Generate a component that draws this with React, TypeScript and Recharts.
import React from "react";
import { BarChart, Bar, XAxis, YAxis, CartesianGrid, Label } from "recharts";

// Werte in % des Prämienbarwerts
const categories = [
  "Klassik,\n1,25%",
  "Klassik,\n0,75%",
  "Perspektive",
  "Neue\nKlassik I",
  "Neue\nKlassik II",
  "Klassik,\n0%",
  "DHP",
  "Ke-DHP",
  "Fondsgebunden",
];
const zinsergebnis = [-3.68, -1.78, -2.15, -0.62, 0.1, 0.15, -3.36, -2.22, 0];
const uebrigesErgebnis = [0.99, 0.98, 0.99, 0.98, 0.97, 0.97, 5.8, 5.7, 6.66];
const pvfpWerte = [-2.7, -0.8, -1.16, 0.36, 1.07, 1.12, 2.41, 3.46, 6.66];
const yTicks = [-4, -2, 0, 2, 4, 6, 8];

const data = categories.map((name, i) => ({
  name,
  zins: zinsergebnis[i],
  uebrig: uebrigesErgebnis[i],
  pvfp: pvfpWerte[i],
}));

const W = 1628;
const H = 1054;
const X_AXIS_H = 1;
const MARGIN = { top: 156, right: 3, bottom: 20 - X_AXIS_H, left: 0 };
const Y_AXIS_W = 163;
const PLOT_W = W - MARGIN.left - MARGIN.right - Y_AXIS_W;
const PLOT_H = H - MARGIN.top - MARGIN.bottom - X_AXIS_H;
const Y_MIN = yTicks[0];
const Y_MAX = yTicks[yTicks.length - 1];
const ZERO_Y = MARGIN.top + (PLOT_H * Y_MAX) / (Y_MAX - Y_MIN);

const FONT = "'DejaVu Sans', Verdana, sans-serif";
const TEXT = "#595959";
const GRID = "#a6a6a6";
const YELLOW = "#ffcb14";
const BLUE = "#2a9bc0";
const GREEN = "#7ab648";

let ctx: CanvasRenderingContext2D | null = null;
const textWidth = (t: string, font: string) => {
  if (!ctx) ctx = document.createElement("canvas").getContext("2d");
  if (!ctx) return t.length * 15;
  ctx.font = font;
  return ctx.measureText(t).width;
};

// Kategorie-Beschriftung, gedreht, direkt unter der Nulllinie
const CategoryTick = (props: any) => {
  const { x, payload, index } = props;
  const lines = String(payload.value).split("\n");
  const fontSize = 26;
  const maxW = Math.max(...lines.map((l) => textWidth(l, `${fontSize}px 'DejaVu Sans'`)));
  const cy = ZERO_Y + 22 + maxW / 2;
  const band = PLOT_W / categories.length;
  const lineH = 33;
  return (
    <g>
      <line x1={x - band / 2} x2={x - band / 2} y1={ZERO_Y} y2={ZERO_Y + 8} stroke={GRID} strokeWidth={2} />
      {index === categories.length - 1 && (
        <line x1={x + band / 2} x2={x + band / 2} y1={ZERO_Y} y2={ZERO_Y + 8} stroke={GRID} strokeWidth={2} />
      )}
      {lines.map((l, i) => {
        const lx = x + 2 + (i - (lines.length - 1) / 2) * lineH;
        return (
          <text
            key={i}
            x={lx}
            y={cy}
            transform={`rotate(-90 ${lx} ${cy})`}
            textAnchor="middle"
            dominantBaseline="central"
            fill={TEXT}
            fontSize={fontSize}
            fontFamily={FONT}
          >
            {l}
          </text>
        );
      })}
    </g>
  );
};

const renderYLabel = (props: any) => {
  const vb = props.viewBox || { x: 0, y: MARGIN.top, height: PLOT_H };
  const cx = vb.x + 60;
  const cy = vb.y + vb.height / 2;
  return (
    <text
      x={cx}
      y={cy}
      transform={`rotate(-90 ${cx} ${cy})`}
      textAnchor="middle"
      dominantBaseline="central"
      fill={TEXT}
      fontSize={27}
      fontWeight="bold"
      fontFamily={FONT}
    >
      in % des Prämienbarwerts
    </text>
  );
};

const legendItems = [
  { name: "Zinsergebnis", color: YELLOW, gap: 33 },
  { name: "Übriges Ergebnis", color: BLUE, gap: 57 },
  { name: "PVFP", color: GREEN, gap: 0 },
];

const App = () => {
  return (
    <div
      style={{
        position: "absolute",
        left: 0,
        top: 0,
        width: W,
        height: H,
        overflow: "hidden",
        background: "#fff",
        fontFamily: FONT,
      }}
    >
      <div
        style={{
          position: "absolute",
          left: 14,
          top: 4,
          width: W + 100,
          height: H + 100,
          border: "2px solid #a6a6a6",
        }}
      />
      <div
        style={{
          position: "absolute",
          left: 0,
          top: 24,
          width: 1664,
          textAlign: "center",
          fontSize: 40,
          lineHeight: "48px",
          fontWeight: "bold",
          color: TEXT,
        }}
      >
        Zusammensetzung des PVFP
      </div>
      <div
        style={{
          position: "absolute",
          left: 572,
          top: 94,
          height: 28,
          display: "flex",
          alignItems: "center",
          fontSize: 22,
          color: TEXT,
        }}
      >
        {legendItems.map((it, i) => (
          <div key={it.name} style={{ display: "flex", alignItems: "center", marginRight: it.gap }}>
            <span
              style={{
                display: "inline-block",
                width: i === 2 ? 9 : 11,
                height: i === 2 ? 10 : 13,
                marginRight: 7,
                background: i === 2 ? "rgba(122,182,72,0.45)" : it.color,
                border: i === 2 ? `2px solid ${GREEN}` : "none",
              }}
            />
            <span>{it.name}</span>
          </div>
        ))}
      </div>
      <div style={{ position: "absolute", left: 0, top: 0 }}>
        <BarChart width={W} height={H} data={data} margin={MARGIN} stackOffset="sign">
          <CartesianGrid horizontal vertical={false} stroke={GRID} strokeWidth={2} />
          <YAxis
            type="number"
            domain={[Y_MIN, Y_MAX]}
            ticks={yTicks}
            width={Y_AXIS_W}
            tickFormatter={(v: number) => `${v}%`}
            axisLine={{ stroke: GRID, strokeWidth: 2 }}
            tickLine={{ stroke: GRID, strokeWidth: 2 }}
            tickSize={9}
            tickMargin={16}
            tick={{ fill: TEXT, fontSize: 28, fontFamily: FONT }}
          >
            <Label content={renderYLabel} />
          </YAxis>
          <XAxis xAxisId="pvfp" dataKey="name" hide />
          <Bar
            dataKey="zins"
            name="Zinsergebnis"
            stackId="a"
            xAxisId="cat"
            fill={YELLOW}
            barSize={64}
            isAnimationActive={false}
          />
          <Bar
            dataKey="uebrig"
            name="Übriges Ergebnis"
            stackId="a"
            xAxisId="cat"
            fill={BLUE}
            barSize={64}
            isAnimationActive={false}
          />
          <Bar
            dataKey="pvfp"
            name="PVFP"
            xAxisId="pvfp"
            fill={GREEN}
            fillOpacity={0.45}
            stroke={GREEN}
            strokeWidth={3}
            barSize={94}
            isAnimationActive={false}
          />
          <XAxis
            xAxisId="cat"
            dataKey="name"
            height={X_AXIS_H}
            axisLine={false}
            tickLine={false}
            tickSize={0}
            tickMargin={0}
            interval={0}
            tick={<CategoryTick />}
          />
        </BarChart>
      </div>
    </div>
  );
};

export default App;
...
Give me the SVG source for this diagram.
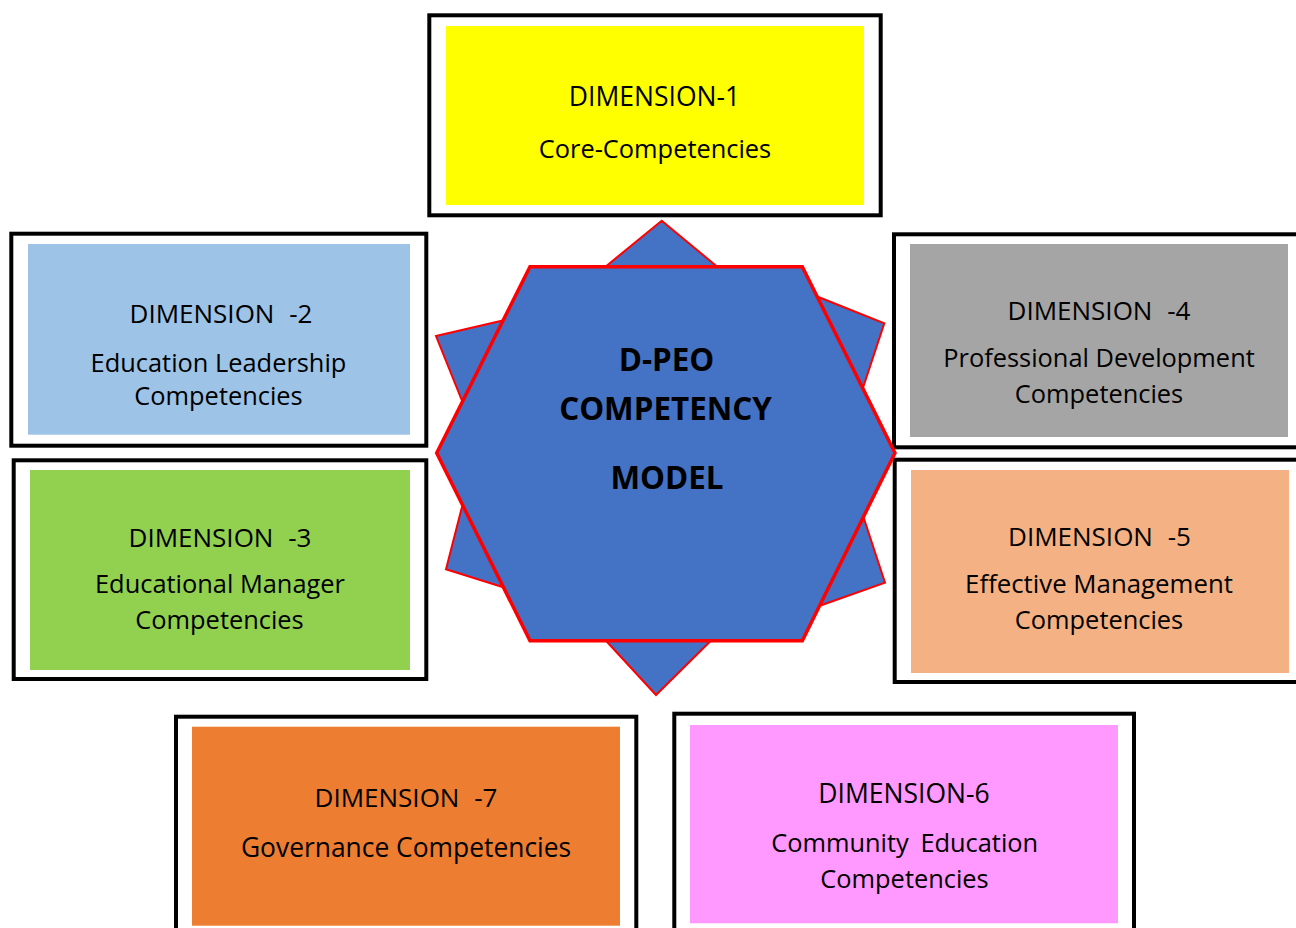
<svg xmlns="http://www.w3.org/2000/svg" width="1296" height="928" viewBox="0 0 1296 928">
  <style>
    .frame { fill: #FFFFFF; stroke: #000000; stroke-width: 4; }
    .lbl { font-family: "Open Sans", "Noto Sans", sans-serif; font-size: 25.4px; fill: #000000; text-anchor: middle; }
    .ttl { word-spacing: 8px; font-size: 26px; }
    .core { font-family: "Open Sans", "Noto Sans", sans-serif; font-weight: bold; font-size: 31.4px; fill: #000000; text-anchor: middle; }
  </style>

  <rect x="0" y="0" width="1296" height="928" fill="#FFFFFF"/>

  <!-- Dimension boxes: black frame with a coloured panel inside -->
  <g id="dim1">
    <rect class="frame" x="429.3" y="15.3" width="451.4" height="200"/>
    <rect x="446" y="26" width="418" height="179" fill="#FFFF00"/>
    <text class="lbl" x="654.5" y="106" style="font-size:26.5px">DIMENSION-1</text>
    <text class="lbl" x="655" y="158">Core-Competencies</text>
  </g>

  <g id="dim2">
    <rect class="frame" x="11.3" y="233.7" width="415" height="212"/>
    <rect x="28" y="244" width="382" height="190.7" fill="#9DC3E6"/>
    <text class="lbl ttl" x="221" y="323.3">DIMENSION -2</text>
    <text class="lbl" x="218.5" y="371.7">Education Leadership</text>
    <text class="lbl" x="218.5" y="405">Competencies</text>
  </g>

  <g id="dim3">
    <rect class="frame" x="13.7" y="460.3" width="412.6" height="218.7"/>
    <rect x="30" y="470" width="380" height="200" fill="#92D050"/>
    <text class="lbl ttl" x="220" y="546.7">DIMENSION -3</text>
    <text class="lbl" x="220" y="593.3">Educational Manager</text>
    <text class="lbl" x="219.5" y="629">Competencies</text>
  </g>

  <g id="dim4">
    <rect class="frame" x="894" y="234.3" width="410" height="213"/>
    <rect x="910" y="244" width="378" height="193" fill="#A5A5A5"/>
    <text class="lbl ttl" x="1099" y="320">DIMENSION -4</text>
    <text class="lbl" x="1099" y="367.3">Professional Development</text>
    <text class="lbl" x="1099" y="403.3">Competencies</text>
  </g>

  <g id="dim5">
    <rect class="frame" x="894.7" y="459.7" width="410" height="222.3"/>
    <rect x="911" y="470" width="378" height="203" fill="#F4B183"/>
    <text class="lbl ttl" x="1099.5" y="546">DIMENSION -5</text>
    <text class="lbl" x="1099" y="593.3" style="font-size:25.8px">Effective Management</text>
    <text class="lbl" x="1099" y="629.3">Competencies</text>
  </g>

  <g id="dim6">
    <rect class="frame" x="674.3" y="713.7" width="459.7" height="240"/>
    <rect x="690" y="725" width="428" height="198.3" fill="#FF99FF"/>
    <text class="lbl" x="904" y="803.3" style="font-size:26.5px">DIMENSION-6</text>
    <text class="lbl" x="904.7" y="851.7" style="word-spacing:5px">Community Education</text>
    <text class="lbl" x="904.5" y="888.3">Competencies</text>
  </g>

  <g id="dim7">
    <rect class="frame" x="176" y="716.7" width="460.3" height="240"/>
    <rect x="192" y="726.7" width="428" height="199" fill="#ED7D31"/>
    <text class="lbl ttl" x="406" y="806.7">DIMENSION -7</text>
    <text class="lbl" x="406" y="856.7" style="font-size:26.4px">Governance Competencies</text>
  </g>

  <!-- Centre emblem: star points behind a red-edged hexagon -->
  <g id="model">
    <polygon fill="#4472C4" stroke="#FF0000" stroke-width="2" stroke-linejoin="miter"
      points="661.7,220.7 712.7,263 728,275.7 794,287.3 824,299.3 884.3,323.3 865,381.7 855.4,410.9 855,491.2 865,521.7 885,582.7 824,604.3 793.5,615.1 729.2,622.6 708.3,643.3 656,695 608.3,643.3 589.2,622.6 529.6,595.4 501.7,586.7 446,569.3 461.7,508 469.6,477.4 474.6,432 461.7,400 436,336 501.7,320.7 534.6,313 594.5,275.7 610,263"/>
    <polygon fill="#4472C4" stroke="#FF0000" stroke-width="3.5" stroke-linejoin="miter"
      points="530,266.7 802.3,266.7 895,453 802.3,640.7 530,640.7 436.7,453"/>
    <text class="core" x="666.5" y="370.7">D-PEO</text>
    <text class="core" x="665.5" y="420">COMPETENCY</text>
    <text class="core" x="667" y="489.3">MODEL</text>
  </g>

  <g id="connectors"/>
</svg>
==
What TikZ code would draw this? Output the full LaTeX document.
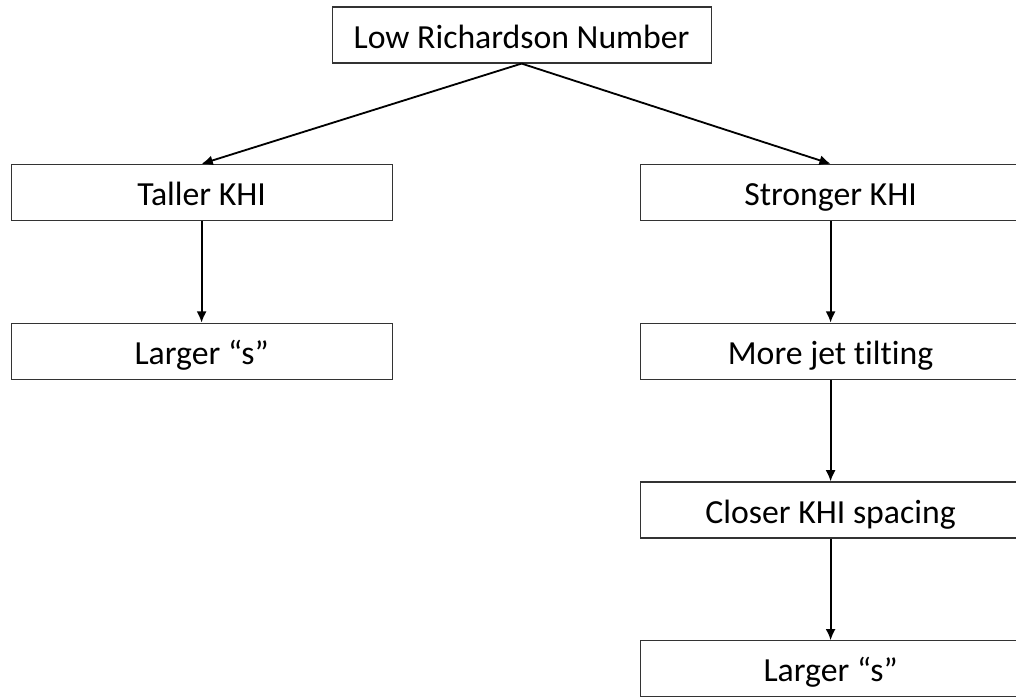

→ **To be done**:
Above are the lines; repeat exactly the ones from the line containing "Generate a component" down to the line containing "YAxis, CartesianGrid, Label", both inclusive.

→ **Solution to the problem**:
Generate a component that draws this with React, TypeScript and Recharts.
import React from "react";
import { BarChart, Bar, XAxis, YAxis, CartesianGrid, Label } from "recharts";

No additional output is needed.